_Input records_
···

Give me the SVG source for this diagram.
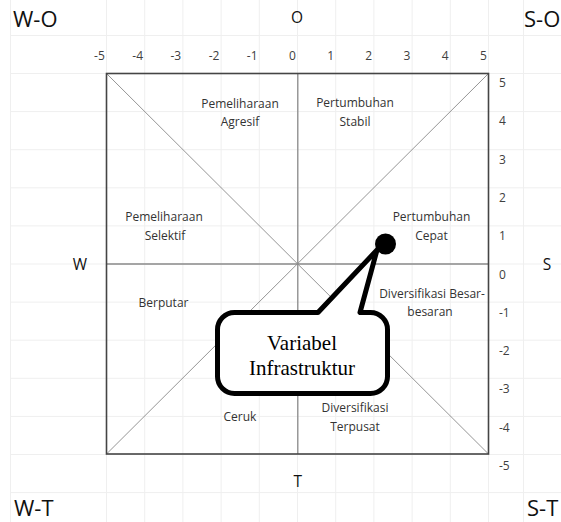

···

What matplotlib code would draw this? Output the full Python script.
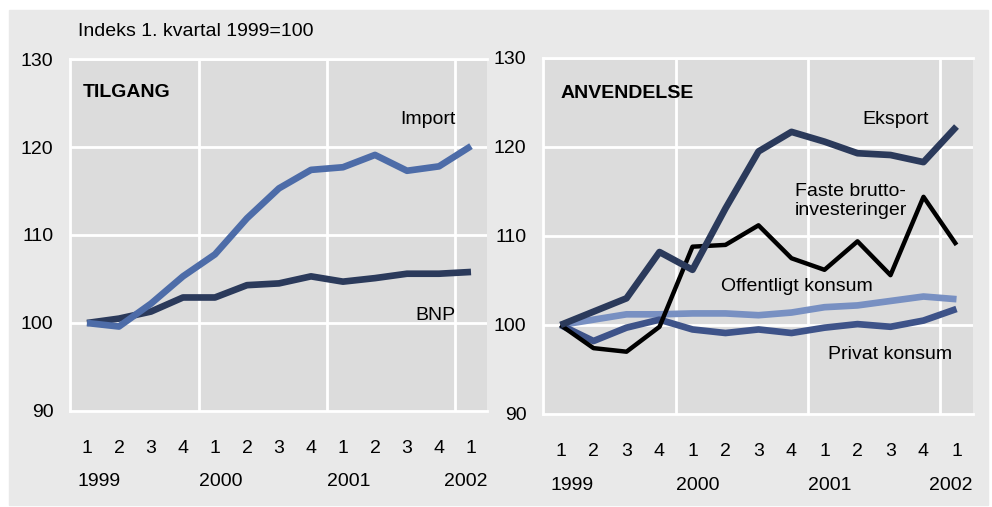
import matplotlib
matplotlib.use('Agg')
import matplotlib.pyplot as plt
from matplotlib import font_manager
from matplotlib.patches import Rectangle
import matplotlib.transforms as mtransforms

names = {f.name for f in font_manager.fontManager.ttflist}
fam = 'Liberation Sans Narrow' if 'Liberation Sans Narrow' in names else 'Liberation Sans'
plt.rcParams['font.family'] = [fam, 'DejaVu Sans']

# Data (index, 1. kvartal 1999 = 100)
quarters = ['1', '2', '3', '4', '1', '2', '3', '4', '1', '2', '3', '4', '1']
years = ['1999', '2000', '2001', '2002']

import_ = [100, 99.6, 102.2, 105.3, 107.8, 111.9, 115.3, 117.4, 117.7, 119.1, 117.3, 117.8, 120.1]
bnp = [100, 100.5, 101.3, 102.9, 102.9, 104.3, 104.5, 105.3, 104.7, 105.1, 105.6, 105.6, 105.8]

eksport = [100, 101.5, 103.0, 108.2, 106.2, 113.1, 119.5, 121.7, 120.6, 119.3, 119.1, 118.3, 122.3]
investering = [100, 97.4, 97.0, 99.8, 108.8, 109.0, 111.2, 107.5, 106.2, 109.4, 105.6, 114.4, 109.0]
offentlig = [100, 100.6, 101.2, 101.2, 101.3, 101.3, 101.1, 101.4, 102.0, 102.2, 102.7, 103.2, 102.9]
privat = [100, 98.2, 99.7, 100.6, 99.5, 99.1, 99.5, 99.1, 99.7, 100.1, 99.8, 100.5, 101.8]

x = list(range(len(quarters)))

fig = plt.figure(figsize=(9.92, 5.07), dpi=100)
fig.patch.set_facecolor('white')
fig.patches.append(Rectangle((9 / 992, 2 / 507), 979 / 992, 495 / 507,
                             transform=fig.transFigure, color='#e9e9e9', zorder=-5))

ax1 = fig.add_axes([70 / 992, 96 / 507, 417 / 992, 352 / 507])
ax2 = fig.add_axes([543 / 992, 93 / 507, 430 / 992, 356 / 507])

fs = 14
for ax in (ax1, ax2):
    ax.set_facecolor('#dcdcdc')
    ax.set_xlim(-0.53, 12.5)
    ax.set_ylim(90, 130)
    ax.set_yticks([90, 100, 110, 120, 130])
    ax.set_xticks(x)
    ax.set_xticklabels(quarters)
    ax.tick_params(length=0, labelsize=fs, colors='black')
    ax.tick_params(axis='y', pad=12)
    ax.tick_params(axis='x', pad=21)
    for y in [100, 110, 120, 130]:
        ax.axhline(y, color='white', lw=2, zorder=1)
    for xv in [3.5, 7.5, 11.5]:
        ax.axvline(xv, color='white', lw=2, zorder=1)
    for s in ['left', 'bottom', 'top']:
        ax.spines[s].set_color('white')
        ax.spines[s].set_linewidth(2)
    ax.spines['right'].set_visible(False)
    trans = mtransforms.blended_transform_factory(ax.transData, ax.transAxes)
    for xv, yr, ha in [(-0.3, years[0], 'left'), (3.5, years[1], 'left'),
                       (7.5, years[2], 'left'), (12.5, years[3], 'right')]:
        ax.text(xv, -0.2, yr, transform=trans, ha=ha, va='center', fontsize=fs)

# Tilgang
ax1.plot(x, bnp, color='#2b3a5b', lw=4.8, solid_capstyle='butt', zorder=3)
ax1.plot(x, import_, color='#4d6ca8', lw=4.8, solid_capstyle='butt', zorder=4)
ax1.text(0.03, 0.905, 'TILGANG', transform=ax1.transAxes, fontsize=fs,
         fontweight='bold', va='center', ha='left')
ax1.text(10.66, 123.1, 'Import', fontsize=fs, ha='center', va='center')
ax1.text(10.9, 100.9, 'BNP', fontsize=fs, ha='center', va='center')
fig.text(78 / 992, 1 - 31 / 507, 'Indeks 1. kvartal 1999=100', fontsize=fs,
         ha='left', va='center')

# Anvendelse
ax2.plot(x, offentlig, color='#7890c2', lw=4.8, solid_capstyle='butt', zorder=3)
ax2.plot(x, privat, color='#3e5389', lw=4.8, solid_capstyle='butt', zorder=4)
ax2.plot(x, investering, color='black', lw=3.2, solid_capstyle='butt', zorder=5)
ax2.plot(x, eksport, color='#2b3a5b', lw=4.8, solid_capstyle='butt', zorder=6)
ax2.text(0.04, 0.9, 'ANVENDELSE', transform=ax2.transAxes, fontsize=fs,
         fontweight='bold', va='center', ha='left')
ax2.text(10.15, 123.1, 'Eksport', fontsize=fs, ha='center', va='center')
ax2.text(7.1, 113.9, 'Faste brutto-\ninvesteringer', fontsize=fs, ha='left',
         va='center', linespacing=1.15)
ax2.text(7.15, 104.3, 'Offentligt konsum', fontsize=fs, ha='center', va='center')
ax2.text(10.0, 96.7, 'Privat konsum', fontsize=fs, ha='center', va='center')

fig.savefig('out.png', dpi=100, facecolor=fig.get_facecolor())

···

Pictures do not belong in the copy. Reproduce exactly the lines from the one with "What matplotlib code" to the one with "plt.rcParams['font.family'] = [fam, 'DejaVu", both lines included.

What matplotlib code would draw this? Output the full Python script.
import matplotlib
matplotlib.use('Agg')
import matplotlib.pyplot as plt
from matplotlib import font_manager
from matplotlib.patches import Rectangle
import matplotlib.transforms as mtransforms

names = {f.name for f in font_manager.fontManager.ttflist}
fam = 'Liberation Sans Narrow' if 'Liberation Sans Narrow' in names else 'Liberation Sans'
plt.rcParams['font.family'] = [fam, 'DejaVu Sans']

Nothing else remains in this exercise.